So Saturday, I ran my first half-marathon!
As you know, I've been training for the last 8 weeks or so since the 10k -- 4 miles twice a week and one long run increasing by one mile each week. The furthest I ended up running was 10 miles, and all of my runs were on paved surfaces. This was an off-road race through an old farm/airfield in Mt. Dora, so I wasn't really sure what the course would be like, or if I would be trained enough for it.
I really thought I was trained enough for it, but there were a number of factors that worked against me. First, the race organizers made the mistake of only ordering two porta-potties for 200-300 people, resulting in a mile-long bathroom line before the race started. Then, rather than cutting the line off and starting the race, they delayed it twice to give people more bathroom time. So, the race was supposed to start at 7am, when it was cooler outside, and instead it started at 7:45, when it was significantly hotter (and my breakfast had worn off).
The next challenge was the first 4 miles of the race. What I assumed would be a flat grassy surface turned out to be much taller and required more of a high-step run. The grass was also damp, so my shoes and socks were immediately soggy. I was rocking some major blisters by mile 4, along with what I could tell were worn out leg muscles, and a slight case of "I've made a huge mistake."
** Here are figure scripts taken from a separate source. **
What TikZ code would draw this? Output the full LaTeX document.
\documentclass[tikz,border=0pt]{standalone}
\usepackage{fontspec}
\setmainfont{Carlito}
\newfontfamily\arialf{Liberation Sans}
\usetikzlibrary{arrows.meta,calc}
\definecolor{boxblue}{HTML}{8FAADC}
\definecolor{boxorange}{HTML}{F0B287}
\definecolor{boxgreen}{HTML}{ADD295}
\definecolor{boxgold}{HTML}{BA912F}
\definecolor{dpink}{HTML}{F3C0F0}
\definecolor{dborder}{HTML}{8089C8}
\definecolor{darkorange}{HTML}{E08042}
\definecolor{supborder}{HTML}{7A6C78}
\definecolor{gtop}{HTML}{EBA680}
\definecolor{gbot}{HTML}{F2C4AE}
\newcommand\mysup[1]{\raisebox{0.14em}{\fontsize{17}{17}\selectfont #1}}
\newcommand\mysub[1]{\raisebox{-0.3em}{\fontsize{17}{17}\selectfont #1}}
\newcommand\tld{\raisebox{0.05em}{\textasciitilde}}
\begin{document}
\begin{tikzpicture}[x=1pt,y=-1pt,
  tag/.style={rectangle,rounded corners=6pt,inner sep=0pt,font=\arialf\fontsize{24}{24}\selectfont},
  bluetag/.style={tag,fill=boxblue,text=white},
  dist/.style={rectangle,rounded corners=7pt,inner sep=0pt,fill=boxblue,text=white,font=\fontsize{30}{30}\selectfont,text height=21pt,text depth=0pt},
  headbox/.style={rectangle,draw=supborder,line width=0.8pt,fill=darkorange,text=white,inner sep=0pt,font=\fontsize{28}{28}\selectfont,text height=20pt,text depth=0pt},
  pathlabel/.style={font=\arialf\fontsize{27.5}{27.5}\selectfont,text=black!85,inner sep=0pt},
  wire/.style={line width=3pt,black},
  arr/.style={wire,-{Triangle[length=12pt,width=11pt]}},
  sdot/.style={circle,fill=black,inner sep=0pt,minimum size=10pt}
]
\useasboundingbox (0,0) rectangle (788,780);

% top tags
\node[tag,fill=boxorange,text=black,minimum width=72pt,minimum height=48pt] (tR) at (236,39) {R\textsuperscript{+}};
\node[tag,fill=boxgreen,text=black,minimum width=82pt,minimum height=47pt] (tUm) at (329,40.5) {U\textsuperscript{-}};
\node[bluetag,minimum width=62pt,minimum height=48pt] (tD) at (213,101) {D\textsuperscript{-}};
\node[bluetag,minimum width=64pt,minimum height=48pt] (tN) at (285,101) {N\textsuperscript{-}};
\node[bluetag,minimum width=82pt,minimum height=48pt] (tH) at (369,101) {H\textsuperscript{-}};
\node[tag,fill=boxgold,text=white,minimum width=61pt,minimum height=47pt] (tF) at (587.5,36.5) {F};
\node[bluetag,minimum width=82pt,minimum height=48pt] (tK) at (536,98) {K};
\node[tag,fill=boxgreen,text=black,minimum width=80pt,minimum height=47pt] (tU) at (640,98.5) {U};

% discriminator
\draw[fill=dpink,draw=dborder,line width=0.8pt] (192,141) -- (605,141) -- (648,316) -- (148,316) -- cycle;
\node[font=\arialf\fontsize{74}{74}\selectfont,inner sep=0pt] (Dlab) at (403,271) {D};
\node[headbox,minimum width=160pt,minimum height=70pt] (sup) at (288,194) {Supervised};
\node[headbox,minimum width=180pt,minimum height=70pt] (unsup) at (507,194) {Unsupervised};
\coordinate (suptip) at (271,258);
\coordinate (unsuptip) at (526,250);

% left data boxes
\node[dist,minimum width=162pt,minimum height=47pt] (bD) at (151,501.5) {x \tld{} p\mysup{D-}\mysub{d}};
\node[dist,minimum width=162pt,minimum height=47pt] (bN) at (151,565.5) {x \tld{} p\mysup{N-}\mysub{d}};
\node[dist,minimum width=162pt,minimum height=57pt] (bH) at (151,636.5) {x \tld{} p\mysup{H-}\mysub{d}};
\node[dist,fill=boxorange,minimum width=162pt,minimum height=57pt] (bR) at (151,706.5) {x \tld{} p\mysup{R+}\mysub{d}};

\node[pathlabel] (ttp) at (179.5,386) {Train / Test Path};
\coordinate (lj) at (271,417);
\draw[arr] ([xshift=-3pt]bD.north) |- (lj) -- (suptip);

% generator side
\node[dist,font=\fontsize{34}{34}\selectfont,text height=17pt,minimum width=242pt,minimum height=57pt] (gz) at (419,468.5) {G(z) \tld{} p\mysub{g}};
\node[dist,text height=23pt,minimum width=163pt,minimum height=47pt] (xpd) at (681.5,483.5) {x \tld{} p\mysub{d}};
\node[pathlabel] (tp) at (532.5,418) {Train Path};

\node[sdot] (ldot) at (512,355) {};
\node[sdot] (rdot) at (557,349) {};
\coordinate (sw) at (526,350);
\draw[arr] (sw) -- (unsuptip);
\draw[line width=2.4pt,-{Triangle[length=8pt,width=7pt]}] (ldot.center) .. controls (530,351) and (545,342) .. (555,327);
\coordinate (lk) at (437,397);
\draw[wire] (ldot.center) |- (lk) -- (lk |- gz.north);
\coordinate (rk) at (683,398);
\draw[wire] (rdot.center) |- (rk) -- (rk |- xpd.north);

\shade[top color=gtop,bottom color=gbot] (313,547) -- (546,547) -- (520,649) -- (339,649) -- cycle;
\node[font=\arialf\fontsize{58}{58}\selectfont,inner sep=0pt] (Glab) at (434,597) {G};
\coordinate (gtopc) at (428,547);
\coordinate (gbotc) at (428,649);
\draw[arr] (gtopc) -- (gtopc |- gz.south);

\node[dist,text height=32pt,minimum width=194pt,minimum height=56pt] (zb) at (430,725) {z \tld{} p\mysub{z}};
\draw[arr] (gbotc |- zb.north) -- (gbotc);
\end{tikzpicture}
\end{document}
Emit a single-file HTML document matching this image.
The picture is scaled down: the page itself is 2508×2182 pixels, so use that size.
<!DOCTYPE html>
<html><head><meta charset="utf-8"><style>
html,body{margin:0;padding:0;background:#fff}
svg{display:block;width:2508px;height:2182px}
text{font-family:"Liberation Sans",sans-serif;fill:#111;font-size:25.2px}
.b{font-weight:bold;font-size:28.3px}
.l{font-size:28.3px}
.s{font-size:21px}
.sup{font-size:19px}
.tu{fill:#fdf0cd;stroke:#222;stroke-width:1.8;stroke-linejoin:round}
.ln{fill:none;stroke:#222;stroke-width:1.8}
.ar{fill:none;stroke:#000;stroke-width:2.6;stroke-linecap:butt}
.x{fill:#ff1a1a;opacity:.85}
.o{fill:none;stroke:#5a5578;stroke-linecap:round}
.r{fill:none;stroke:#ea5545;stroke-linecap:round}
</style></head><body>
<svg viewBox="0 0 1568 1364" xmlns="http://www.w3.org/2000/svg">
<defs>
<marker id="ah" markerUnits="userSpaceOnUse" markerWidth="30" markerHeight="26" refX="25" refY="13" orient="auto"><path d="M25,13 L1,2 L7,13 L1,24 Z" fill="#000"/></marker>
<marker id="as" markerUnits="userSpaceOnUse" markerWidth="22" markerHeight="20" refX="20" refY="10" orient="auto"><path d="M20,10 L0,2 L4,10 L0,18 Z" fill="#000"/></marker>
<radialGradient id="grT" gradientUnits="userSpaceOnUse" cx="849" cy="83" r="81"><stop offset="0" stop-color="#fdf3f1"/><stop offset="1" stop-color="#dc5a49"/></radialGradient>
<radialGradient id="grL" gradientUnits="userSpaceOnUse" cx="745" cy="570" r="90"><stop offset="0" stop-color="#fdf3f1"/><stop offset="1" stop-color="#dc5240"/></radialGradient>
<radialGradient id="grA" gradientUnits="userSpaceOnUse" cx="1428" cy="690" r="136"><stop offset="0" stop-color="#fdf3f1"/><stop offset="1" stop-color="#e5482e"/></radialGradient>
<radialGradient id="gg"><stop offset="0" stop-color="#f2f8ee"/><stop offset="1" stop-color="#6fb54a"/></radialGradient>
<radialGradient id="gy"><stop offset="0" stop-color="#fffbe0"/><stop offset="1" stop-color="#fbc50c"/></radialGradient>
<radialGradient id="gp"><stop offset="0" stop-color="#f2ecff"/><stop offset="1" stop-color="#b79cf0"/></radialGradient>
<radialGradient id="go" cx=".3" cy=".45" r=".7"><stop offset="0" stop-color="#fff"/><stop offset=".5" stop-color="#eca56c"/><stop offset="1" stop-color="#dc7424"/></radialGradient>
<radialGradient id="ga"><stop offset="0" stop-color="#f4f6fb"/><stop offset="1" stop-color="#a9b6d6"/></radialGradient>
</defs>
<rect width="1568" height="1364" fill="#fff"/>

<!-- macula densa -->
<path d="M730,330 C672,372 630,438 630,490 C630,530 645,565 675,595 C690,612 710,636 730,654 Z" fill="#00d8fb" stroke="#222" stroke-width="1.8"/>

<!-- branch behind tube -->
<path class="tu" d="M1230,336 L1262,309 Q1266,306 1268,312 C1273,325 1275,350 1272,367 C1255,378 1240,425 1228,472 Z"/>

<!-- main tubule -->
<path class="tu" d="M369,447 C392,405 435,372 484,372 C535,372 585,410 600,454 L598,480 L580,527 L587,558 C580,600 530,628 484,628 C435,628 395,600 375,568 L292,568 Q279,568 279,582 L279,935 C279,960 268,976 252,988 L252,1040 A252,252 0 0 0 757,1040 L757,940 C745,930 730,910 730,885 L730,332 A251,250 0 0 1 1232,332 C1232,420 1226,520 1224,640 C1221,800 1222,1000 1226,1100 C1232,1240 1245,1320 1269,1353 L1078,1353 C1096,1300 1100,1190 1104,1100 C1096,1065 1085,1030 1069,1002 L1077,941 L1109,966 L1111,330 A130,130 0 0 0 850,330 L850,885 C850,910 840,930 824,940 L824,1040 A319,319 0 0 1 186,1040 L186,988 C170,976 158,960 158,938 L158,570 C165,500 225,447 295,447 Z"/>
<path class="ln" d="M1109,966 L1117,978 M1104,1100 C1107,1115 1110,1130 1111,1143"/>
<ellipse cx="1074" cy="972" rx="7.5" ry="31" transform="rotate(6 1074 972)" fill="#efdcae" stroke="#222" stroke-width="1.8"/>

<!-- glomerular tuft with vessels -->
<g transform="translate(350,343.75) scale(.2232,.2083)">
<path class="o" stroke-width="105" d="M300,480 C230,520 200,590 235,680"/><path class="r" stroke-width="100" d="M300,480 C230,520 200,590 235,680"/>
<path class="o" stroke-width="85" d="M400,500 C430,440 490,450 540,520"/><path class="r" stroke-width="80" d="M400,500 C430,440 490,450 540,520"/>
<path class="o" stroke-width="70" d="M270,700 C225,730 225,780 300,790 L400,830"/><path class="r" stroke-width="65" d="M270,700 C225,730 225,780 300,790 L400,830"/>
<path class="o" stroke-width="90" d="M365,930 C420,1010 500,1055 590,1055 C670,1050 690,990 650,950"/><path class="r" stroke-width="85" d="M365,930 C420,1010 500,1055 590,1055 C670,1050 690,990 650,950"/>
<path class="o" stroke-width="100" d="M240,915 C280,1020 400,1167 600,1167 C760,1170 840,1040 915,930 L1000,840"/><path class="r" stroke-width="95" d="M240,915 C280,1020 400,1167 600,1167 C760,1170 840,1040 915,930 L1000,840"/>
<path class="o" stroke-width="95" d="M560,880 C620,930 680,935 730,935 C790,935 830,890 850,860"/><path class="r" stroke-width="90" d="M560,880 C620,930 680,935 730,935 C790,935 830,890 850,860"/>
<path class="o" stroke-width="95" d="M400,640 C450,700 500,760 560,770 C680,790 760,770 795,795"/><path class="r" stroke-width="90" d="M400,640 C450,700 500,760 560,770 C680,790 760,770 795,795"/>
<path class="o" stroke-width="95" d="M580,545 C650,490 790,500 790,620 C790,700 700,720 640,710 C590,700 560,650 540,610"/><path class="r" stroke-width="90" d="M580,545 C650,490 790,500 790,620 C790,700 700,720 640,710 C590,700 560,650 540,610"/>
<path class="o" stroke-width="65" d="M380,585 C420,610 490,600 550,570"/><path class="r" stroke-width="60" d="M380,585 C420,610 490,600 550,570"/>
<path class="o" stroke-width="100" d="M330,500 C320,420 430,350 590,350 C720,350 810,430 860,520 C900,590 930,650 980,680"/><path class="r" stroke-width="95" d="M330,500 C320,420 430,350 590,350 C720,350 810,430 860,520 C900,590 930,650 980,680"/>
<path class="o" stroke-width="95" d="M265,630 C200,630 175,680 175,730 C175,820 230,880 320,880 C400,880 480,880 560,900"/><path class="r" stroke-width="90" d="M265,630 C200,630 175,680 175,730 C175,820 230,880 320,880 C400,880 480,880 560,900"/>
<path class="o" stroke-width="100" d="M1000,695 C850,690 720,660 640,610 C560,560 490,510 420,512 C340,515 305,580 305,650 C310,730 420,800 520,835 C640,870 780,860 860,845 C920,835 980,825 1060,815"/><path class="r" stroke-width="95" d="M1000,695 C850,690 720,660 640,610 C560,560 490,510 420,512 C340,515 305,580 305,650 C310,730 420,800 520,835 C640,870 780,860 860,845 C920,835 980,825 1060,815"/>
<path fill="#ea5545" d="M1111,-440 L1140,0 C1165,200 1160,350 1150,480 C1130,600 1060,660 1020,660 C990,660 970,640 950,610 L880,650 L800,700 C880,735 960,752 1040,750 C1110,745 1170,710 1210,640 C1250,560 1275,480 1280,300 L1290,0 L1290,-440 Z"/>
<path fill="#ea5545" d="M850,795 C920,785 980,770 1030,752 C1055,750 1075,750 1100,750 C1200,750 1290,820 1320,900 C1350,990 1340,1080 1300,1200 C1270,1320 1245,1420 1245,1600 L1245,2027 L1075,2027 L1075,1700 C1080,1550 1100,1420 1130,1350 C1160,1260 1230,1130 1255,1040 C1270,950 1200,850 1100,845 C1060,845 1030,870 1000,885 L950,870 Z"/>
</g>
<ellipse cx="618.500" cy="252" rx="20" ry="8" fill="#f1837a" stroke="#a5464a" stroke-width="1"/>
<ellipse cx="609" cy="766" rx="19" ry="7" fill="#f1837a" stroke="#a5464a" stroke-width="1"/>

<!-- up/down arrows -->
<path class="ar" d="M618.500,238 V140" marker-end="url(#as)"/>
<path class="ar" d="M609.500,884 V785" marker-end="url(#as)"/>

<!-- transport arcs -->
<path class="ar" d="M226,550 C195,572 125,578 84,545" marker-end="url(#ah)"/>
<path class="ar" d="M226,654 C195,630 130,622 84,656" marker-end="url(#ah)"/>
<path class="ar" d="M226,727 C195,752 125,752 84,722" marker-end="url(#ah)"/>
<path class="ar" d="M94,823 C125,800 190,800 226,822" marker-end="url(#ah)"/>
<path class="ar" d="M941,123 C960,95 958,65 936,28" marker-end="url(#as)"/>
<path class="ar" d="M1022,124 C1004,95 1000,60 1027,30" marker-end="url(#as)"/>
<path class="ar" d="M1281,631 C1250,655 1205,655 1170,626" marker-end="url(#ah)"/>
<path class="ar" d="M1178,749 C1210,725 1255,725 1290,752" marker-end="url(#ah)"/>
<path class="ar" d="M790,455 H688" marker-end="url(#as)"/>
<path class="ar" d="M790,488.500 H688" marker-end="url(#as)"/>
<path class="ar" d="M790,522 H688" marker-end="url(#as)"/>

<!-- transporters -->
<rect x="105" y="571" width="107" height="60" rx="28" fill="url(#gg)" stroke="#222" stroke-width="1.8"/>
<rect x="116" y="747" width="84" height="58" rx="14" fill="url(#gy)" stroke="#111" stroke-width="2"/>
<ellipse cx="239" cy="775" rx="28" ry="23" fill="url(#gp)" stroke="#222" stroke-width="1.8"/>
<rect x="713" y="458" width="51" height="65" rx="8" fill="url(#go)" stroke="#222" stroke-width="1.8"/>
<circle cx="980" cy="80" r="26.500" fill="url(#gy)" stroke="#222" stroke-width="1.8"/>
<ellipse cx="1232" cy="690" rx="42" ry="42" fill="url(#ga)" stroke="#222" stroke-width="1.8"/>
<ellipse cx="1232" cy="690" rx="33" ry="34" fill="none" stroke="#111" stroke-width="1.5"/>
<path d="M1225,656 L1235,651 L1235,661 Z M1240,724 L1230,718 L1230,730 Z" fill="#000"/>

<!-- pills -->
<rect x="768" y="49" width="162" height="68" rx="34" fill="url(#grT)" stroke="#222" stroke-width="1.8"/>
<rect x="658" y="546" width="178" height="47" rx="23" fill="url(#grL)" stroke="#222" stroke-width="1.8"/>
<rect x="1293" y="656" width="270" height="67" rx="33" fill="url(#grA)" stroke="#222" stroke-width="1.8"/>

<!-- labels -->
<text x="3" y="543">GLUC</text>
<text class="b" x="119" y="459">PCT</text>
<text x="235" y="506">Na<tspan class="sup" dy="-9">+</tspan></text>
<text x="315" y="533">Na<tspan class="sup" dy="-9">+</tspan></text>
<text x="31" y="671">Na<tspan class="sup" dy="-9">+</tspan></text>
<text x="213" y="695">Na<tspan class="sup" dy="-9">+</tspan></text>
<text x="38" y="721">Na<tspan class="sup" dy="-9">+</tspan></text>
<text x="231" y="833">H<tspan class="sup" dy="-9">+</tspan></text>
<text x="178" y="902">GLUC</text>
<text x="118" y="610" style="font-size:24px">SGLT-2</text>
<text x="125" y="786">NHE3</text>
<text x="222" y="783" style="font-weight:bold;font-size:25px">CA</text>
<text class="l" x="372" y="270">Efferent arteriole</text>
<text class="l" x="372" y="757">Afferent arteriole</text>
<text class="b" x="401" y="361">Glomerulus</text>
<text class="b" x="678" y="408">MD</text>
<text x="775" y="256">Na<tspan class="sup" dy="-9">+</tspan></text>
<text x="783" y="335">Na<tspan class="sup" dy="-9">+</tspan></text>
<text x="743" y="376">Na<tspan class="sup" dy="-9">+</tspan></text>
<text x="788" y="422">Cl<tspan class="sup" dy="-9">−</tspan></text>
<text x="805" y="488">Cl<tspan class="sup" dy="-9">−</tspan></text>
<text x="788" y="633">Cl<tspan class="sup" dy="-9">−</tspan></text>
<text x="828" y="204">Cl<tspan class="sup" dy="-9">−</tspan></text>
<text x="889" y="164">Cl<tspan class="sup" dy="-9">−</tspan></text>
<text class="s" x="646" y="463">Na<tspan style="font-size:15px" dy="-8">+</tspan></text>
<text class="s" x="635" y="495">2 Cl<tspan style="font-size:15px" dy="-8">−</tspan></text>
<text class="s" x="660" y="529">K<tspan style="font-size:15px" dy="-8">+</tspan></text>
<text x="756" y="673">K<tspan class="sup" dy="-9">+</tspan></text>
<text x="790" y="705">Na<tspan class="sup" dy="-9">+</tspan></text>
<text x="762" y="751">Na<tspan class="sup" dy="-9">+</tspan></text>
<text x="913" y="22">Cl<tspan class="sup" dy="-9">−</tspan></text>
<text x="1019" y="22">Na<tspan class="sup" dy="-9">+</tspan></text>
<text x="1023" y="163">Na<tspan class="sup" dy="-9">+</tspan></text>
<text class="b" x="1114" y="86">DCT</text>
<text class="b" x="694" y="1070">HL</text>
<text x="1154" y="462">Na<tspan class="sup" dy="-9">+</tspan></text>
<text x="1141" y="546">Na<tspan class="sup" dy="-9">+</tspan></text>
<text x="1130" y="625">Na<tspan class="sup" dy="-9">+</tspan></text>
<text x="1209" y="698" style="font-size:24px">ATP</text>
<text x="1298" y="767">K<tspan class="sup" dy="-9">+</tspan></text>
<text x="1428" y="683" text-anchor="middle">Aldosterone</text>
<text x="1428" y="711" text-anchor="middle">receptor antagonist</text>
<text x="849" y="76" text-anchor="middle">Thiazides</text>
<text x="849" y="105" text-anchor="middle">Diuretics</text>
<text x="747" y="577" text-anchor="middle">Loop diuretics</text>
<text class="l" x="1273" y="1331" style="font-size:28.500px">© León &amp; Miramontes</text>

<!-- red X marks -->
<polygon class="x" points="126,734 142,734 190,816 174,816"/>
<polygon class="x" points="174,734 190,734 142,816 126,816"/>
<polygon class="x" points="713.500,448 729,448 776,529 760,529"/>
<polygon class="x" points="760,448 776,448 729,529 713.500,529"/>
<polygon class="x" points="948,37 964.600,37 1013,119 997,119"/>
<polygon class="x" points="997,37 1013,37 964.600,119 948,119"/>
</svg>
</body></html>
I was carrying my own water + gatorade, but I made sure to stop at each of the race's water stations, which were set up about every 2 miles. This turned out to be a good idea because lawdy, it got hot. Many of the other runners did not carry their own water, and I'm not sure how they survived. I also brought along two energy goos and picked one up at the halfway point water station, where they were handing them out.
Eventually, the course turned from grass into a gravel/dirt path, but by this point, I was ready to be done. I felt like I literally could have laid down in the grass and fallen asleep. I was tempted to text my husband for encouragement, but I didn't want to need it. I was super bummed at how much I was sucking.
The next 7 miles, I don't even know. I don't know how I got through them. I didn't have any grand mantras that popped into my head. I didn't feel like an athlete. I didn't feel like this run was an investment in the next one. I didn't take solace in the amount of calories I was burning. I just ran until I couldn't, and then I walked, and then I ran again. I wasn't alone, of course. There were lots of others who looked like they were a few sweat drops away from seeing a mirage. Around mile 10, a girl came up to me and handed me a stick that was her "relay baton," we had some good lolz, and I handed the "baton" to the next person I passed.
The 2nd to last water station had run out of water, but they had plenty at the very last station, and I knew we were close to the end. I started getting some cramps in my calves, but I stopped to stretch and seemed to work it out enough to keep going. I finally turned that last corner and saw the finish line.
My first race medal!
At every other race I've been to, people sprint for the finish, but not this one. I was the only crazy person in range that was running at the end. I crossed the finish with very little fanfare -- there was one woman sitting in her truck cheering for me, but there really weren't a lot of people around, there was no official race clock, no photographer. This was a small race. They were supposed to have a person logging everyone's time at the end, but she apparently was not there when I finished because I am presently listed as DNF on the official race results. It's a bit heart-breaking, but I suppose it doesn't matter. I have my RunKeeper entry, the surprise of knowing my time was smack in the middle of my age group, and the confidence that next time I do a half-marathon, there's no way it will be as hard as this one. That's a good feeling.
Trying not to sweat on Carlo
Huge thanks to my husband for supporting me through all this -- not just for driving me home, but for putting up with all these Saturdays of long runs, napping, and letting me steal your Blendr bottle. You're the best.